I grew up just outside Birmingham, and balti practically runs through my veins. In my youth, a standard Saturday night with my parents and their friends would involve a trip to Azim’s on the Lozells Road and a heated dissection of the latest Aston Villa defeat.

We became regulars, and eventually the staff learned not to bother handing my mum a menu, as she would reliably order exactly the same thing on every visit: a keema and veg balti.

To stay faithful to the original, I’m using lamb mince for the keema. And the veg in question is a potato, 1/2 a cauliflower and some frozen peas (collectively <£1.50).
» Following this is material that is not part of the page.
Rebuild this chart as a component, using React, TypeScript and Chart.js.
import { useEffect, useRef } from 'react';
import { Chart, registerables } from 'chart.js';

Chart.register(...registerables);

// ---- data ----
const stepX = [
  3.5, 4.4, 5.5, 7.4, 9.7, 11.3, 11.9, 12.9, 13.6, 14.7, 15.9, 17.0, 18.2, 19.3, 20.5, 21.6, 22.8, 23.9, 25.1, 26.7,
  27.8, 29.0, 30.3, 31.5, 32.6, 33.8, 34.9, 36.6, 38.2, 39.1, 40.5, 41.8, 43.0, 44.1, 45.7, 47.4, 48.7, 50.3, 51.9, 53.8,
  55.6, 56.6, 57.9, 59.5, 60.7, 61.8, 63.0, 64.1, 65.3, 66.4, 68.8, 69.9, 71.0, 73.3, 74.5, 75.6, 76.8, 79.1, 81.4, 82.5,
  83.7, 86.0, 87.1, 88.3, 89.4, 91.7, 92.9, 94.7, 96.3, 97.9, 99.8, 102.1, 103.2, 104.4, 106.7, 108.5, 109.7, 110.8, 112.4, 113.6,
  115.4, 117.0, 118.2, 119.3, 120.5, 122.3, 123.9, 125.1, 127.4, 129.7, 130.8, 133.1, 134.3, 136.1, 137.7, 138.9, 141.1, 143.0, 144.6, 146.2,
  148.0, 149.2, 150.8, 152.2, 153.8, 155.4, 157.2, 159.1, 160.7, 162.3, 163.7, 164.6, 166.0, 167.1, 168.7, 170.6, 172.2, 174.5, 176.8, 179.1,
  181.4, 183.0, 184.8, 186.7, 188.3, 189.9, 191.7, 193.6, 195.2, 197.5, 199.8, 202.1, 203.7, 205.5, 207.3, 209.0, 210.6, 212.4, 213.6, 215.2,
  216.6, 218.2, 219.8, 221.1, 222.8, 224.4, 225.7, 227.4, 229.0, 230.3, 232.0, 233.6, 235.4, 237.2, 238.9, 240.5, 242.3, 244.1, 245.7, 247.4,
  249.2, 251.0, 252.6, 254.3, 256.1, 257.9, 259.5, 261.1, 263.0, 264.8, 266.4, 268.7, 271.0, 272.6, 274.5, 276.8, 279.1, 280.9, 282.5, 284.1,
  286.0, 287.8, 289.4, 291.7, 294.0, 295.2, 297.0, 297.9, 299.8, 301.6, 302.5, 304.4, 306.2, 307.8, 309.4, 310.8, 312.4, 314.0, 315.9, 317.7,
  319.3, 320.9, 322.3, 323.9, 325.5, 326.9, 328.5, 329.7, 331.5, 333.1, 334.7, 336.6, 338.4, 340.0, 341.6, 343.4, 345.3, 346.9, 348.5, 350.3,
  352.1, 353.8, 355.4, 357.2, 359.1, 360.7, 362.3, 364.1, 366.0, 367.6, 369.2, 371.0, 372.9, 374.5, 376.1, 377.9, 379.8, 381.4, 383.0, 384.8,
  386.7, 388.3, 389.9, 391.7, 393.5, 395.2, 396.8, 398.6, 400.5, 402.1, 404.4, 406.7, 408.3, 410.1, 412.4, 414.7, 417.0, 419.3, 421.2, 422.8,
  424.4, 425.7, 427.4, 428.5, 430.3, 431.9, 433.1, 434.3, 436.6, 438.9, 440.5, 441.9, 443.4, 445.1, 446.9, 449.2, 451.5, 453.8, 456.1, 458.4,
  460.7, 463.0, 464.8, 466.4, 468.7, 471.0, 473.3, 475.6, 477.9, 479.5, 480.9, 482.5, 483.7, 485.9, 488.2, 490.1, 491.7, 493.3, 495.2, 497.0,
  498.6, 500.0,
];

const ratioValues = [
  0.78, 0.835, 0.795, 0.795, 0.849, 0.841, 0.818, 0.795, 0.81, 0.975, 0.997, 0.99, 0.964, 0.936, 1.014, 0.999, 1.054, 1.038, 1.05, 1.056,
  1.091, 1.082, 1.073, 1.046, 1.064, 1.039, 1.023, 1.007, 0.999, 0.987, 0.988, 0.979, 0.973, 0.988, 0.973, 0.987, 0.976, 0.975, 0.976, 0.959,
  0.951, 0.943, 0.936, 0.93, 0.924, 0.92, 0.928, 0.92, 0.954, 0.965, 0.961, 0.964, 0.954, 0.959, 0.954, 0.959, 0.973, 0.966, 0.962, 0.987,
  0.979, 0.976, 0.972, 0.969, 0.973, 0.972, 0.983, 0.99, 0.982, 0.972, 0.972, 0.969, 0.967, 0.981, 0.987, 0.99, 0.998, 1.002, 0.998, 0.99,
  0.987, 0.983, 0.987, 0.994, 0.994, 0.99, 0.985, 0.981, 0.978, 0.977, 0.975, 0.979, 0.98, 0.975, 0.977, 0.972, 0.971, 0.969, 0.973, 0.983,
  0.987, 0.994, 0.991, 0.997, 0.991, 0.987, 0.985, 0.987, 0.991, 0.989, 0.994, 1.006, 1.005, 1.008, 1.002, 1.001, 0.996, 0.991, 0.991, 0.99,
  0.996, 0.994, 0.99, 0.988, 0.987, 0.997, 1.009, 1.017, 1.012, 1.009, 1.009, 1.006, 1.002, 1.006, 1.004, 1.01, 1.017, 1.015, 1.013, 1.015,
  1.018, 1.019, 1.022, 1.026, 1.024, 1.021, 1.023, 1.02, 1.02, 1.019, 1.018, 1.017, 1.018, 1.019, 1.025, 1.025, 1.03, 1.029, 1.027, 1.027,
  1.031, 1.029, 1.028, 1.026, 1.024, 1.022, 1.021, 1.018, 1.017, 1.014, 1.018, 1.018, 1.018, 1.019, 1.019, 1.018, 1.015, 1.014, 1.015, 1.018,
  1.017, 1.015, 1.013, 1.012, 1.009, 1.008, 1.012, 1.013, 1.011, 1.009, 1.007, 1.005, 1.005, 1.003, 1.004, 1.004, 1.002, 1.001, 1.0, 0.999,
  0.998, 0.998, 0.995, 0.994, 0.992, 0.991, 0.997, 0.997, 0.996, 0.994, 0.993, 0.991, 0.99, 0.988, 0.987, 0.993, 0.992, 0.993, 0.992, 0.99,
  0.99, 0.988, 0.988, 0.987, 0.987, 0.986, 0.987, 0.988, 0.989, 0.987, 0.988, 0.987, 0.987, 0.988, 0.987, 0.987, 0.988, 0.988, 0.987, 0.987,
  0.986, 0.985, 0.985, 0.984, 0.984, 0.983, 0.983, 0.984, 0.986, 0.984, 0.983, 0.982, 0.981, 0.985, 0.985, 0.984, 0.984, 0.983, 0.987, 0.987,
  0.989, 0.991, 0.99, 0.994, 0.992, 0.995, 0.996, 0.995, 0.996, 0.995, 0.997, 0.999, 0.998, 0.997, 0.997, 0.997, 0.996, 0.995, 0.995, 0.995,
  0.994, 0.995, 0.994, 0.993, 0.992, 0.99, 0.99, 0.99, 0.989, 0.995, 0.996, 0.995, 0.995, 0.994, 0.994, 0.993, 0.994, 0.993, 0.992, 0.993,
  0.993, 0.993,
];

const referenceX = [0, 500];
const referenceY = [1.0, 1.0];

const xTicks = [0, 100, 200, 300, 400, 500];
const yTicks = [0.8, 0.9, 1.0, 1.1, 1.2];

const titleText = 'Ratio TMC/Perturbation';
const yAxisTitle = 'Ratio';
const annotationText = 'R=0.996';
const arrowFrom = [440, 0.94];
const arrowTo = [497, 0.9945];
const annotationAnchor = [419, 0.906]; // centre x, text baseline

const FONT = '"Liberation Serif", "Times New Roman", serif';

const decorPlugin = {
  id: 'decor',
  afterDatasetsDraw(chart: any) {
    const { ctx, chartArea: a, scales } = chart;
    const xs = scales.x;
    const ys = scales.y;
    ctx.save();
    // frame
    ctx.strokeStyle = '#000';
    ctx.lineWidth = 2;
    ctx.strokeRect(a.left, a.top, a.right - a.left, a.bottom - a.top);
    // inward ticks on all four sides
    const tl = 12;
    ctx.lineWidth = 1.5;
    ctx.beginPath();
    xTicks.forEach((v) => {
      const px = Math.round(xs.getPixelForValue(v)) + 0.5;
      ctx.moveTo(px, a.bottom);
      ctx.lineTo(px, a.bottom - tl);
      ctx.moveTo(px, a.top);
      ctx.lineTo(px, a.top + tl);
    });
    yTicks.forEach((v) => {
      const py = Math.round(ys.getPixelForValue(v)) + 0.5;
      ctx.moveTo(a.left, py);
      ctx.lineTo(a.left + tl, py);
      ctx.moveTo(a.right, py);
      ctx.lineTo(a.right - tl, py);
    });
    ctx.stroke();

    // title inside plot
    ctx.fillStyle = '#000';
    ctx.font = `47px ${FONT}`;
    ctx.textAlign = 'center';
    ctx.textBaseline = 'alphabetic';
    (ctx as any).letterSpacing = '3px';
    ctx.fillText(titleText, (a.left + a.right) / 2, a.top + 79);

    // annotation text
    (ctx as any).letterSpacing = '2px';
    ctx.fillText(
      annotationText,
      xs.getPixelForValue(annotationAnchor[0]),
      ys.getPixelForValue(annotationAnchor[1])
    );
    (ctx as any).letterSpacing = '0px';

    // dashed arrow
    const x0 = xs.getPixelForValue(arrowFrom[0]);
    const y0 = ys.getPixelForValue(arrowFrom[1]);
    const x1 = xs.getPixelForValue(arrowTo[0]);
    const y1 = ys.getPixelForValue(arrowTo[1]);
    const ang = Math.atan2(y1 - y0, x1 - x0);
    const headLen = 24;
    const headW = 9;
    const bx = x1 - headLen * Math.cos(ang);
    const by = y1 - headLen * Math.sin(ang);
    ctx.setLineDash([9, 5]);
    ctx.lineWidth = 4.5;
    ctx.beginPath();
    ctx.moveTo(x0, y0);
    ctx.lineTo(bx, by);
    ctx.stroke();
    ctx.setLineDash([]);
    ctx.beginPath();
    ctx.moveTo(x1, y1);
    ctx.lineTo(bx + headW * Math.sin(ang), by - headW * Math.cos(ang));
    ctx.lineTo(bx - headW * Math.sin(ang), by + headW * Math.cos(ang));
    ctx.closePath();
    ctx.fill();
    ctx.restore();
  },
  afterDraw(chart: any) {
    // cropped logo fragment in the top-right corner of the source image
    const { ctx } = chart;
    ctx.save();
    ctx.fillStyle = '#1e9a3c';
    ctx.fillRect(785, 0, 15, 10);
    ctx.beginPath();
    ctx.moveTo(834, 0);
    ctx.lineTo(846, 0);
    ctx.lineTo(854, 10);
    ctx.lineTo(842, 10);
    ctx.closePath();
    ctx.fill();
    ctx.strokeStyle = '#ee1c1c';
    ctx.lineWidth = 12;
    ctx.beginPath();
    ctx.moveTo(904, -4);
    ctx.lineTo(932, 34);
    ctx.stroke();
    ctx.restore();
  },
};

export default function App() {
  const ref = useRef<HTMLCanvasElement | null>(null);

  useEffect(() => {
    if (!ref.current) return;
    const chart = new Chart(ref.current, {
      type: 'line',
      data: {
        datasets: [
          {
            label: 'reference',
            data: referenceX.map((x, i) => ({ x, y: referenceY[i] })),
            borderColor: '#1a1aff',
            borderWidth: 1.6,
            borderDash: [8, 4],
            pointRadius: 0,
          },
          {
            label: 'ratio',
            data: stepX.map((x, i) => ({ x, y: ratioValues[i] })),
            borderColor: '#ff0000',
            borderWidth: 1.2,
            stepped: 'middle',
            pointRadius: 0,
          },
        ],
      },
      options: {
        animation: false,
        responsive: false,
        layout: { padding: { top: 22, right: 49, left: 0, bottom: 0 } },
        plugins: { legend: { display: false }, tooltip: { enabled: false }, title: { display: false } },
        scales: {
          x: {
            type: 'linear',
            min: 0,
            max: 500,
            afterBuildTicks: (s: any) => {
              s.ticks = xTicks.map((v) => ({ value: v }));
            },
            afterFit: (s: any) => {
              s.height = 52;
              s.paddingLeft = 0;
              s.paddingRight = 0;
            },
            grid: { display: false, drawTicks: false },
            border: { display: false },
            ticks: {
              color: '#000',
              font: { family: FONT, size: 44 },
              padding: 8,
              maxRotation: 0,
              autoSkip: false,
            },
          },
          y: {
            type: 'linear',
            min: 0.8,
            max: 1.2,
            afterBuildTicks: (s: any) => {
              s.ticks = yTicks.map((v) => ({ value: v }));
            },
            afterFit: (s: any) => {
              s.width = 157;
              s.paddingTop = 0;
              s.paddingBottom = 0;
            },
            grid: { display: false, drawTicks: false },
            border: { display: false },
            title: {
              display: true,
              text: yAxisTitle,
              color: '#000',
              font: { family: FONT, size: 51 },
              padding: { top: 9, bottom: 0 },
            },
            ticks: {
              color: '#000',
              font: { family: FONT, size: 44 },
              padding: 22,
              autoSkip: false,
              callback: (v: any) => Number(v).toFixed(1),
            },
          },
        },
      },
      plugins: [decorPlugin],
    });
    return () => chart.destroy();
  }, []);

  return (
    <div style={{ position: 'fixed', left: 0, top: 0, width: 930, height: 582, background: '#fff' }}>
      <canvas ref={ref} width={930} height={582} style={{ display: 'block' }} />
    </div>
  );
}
My version is heavily-spiced but you can still recognise the flavour of lamb for what it is, and it’s as close to the legendary Azim’s balti as I’ve ever come across.
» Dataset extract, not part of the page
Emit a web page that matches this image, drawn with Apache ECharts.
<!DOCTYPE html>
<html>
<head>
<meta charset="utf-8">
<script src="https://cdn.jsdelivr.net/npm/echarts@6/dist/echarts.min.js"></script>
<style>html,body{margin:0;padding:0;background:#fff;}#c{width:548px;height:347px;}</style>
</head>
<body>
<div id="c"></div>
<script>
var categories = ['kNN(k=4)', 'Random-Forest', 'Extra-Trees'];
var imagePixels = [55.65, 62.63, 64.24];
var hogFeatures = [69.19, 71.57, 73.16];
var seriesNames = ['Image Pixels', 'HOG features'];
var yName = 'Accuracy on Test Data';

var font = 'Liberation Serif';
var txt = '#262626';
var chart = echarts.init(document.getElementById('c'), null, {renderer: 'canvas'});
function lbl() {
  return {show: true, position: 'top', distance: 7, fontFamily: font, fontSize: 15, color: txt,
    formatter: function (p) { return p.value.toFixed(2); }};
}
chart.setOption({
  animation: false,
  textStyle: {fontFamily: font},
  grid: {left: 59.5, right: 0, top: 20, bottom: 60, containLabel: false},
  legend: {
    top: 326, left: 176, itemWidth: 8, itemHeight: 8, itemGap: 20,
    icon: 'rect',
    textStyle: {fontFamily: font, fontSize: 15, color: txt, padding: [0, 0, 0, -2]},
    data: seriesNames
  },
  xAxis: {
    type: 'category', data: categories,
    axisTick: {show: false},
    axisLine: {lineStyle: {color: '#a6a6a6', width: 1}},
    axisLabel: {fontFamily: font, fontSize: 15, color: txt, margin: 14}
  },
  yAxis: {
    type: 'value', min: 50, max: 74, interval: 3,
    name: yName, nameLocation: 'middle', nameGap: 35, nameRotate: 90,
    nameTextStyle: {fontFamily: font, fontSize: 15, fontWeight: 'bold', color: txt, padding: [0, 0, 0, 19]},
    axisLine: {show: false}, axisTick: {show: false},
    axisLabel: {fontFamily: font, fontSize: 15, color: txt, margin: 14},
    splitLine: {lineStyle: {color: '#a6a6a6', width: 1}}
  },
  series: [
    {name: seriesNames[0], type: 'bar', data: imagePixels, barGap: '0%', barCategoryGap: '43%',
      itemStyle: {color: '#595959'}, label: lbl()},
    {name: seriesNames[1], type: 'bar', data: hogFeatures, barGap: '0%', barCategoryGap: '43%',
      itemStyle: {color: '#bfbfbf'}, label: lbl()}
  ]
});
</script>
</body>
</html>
Aside from the veg, only the mince (£3.39) was really an expense – everything else is stuff I regularly have in.

Serves: 4

Prep time: 5 minutes

Cook time: 45 minutes


  • 1tbsp ghee (clarified butter)
  • 500g minced lamb
  • 1 large white onion, finely diced
  • 1tbsp garlic paste
  • 1tbsp ginger paste
  • 2 finger chillis, finely chopped
  • 1tbsp garam masala
  • 1tbsp ground coriander
  • 1tsp ground cumin
  • 1tsp turmeric
  • 1tsp hot chilli powder
  • 1.5tsp table salt
  • 1tbsp tomato puree, diluted with water
  • 1 large potato, skinned and cubed
  • 1/2 a cauliflower, cut into small florets
  • 1/2 mug of frozen peas


  1. Melt the ghee over a medium heat in a wide frying pan, then add the onions and fry until translucent.
  2. Add the garlic and ginger pastes, and the chillis. Reduce the heat to prevent burning, and cook for a couple of minutes.
  3. Add the spices and salt, and cook briefly to release the aromas. Tip in the lamb mince and gently brown for a few minutes.
  4. Once the pan is becoming dry, add the tomato puree, potato and cauliflower, then add a decent splash of water to prevent anything sticking. Cover to create steam and reduce the heat, stirring occasionally.
  5. Use a sharp knife to check the potatoes are cooked, and simply throw in the peas for the last 5 minutes.

Serve with your preferred combination of rice, naan and chapatis. (Azim’s tradition calls for a garlic naan and chips, but you do you.)